REQUIREMENT = Set the lines down again exactly, first line through the line that contains "import * as", with no pictures.

INFORMATION SUPPLIED =
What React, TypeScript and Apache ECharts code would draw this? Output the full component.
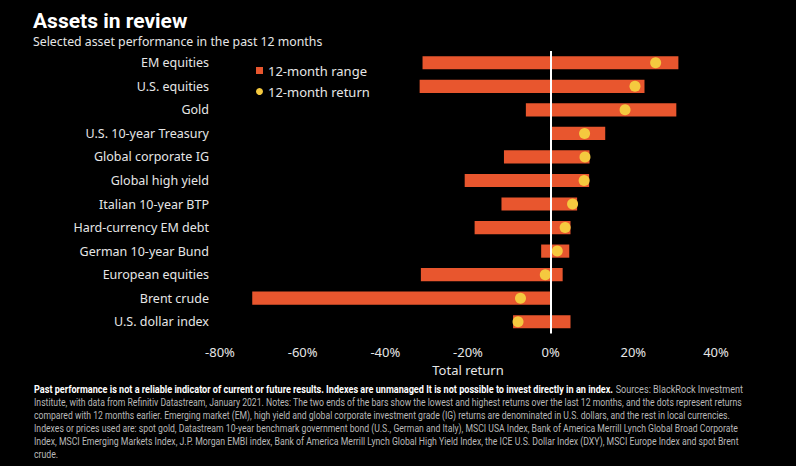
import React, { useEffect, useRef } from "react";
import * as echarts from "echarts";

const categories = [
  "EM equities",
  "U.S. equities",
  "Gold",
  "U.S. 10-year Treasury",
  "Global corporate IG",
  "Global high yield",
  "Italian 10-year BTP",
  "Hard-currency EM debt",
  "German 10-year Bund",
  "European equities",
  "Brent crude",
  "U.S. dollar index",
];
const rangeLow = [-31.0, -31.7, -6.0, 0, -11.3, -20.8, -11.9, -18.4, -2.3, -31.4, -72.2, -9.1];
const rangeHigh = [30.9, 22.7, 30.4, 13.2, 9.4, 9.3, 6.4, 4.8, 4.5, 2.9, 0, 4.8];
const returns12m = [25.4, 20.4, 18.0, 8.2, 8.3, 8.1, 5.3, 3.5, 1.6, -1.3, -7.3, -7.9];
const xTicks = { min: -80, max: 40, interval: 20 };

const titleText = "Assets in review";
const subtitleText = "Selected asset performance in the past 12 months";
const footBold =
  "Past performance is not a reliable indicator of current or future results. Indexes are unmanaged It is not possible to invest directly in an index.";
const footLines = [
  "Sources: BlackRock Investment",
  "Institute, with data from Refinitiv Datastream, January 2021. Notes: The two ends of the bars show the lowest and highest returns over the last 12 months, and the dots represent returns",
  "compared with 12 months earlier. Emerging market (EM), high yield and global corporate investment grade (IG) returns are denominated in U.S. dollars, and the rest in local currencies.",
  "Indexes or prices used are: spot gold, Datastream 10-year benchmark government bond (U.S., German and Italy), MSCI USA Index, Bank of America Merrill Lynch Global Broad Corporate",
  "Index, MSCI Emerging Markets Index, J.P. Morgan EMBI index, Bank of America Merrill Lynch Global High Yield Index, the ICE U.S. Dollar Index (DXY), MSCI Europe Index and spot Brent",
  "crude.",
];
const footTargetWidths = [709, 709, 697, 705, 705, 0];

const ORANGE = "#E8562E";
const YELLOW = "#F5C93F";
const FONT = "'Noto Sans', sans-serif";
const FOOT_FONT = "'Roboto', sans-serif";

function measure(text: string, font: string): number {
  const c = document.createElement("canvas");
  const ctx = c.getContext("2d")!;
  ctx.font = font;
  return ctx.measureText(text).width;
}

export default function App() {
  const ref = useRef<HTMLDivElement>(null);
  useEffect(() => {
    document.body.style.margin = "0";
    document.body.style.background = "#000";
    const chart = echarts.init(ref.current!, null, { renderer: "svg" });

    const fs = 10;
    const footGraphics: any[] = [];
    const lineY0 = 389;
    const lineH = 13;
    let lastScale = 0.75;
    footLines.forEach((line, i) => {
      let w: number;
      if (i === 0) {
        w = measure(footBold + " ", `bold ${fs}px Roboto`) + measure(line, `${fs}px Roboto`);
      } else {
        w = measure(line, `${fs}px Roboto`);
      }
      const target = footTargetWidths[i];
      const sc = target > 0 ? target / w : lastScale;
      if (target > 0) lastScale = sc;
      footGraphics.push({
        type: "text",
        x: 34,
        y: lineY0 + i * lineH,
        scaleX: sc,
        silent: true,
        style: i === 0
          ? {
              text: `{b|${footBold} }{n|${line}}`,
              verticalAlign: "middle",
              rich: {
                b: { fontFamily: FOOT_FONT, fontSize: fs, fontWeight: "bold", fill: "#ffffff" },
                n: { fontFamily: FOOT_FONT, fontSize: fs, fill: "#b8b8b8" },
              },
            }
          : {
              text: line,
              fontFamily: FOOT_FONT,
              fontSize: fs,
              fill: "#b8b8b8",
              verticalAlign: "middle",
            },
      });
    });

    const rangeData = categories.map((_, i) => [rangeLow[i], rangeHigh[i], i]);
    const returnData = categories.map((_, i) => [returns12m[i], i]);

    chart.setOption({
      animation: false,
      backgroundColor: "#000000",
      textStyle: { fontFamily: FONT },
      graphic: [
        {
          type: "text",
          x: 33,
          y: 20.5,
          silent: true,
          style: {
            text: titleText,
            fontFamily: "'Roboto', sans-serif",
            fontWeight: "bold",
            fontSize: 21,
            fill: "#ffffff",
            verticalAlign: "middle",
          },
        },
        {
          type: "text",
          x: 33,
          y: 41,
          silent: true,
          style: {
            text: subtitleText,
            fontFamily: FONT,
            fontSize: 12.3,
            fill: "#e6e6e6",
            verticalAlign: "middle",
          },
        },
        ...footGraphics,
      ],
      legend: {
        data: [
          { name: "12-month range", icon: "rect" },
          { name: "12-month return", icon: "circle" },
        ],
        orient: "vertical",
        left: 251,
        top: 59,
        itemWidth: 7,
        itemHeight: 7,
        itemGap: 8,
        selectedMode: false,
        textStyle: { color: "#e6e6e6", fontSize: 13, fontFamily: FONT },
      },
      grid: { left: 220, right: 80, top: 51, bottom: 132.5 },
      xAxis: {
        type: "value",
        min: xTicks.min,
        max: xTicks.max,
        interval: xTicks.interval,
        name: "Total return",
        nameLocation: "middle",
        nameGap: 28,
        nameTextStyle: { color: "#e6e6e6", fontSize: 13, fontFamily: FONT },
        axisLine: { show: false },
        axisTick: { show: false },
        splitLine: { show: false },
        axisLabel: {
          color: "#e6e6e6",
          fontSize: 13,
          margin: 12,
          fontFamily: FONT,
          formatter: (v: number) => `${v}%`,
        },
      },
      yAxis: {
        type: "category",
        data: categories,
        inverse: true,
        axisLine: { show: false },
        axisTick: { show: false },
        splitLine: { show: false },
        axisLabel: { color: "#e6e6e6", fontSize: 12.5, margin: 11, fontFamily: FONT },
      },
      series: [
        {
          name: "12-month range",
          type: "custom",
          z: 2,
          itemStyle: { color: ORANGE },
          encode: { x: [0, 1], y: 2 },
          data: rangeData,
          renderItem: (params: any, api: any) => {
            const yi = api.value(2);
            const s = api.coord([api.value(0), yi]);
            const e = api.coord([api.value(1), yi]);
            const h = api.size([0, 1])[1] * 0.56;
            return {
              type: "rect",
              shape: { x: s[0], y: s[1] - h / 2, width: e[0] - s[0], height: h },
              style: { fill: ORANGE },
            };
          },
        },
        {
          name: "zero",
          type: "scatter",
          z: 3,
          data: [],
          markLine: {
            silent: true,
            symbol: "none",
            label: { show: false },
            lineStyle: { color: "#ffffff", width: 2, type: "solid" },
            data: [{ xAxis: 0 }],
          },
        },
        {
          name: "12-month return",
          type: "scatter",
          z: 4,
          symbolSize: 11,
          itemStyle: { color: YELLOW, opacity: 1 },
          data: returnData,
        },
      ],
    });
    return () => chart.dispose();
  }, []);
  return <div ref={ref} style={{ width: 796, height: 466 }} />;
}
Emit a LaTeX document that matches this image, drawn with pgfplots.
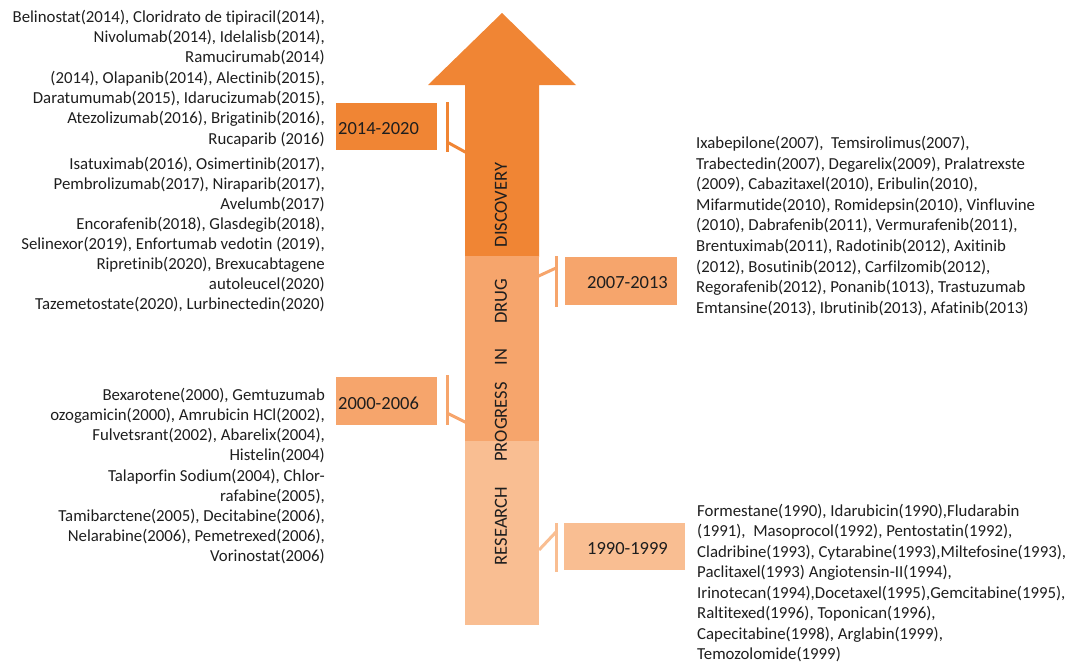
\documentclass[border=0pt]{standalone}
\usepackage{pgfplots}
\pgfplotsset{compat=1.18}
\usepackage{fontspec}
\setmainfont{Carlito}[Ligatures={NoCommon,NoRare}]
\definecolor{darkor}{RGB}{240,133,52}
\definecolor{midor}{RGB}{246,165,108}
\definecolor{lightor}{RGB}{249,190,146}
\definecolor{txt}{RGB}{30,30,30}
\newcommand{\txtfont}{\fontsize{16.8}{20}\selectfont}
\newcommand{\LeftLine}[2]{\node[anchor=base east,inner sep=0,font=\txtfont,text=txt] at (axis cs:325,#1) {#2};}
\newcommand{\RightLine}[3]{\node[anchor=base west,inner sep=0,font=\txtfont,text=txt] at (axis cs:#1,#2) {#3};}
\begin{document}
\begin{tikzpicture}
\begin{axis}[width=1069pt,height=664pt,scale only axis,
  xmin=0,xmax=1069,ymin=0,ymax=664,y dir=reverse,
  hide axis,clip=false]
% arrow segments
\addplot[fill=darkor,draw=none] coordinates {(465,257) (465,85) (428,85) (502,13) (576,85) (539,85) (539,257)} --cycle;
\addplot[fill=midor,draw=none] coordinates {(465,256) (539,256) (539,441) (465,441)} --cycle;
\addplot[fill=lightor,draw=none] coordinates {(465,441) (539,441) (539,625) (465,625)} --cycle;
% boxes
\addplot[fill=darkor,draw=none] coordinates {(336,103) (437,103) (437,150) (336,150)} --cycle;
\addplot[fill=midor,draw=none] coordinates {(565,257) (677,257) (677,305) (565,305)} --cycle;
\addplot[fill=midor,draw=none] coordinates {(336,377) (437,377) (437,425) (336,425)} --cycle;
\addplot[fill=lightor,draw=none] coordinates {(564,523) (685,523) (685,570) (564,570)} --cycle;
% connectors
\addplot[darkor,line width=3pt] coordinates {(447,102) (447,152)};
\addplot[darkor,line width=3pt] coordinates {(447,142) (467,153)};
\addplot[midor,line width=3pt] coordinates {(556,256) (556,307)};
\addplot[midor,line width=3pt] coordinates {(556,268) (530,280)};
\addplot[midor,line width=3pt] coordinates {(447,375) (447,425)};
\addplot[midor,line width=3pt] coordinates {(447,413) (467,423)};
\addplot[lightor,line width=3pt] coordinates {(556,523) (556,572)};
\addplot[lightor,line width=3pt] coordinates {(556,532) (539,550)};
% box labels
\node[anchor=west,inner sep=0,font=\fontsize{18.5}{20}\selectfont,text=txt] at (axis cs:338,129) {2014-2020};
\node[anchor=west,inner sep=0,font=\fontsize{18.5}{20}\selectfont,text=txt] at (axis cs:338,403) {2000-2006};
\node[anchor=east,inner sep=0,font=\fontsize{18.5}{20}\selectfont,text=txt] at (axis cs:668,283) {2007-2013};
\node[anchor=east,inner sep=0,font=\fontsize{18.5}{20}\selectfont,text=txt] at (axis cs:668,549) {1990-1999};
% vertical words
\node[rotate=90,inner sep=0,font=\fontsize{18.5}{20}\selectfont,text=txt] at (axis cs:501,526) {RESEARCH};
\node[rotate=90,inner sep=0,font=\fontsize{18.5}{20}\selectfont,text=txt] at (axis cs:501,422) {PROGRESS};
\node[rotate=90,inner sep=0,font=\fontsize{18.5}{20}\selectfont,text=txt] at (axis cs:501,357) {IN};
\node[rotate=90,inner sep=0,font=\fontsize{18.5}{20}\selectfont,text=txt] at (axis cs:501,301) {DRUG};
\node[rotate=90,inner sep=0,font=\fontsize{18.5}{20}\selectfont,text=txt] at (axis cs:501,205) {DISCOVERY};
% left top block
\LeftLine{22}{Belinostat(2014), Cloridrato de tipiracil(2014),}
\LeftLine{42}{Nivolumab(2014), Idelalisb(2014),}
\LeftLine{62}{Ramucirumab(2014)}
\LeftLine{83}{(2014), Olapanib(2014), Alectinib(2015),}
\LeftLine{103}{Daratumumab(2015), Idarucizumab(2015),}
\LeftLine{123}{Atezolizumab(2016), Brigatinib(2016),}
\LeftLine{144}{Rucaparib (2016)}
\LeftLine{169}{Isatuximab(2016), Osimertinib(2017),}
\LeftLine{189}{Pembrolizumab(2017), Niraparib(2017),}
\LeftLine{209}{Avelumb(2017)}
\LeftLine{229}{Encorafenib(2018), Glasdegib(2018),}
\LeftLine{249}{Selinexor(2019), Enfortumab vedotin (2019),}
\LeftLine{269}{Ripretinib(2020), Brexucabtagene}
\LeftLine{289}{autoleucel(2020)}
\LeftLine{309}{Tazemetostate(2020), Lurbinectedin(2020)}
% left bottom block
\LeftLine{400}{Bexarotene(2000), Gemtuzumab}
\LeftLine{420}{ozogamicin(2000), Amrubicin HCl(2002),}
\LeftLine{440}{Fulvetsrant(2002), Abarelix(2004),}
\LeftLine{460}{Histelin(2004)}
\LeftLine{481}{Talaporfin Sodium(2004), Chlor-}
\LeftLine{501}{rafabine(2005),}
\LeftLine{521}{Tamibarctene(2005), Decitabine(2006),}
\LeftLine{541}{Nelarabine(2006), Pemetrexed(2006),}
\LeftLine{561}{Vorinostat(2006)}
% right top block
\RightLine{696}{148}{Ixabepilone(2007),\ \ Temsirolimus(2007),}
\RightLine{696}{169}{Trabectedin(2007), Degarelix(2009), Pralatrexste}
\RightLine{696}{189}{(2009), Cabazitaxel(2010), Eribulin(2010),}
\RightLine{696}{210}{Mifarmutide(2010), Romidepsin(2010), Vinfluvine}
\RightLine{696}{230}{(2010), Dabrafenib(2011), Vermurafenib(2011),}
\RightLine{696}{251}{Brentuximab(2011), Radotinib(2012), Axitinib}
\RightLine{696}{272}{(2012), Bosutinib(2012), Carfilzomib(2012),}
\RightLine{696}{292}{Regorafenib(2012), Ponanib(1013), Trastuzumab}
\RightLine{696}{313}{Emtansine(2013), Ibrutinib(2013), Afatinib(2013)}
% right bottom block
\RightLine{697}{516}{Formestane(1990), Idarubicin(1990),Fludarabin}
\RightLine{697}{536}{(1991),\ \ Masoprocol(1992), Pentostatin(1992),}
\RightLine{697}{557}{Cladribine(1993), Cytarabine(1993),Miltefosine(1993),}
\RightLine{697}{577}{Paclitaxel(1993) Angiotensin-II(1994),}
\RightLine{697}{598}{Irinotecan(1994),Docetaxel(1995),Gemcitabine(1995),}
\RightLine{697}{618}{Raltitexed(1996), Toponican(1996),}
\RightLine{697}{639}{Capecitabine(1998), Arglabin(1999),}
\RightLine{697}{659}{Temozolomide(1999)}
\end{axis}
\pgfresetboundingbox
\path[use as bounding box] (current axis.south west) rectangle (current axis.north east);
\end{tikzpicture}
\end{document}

TASK RESPONSE =
What React, TypeScript and Apache ECharts code would draw this? Output the full component.
import React, { useEffect, useRef } from "react";
import * as echarts from "echarts";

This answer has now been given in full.